All'interno di Diario lei descrive l'esperienza di un autore di fumetti che affronta le difficoltà del precariato e le discriminazioni sociali rivolte agli omosessuali. In che modo il mondo è cambiato rispetto a quel periodo?

Non noto delle “evoluzioni” nel senso positivo del termine. Noto degli spostamenti, dei cambi di terreno. La situazione resta sottomessa a delle leggi come alla meccanica dei fluidi. I gay ricchi se la passeranno sempre meglio di quelli poveri. Il “matrimonio” ha risolto il problema solo alla sommità della catena alimentare. Perché per potersi sposare bisogna potersi incontrare, prima, quindi creare le condizioni di possibilità d’incontro. Adorano parlarmi di app di incontri come Grindr. Personalmente, non ha cambiato nulla nella mia vita. E dato che gli etero sono gli stessi, è un gioco a somma zero.

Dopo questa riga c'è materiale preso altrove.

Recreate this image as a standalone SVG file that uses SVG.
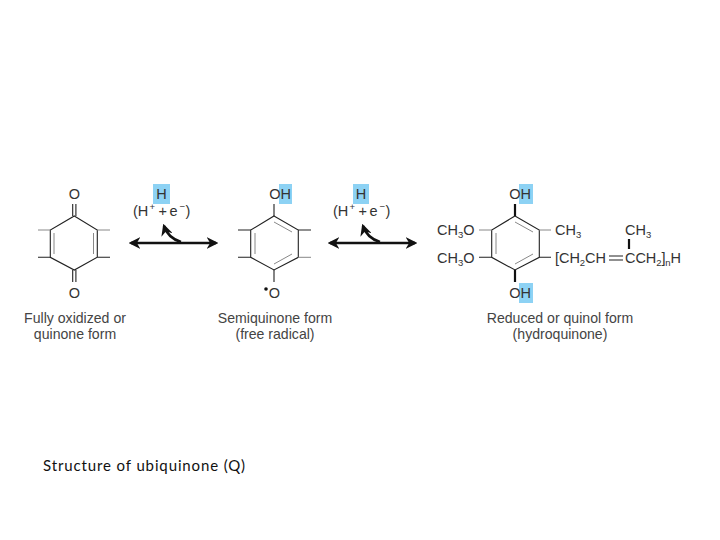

Quindi i problemi restano gli stessi, con le stesse violenze, giusto forse un po’ spostate... altrimenti non andremmo più a fare la “caccia tra gay” nei parchi. Oggi la facciamo ancora… ma facciamo anche gli agguati sulle app d’incontri… bisogna essere ciechi per pensare che la situazione sia migliorata. Non facciamo altro che ottimizzare e monetizzare l’integrazione delle persone già al di sopra della linea di galleggiamento sociale. Al di sotto, è sempre una giungla. Con, di peggio, la convinzione dei “progressisti” secondo i quali delle condizioni di vita che loro non vivono, non conoscono, sarebbero migliorate. Il che è totalmente falso.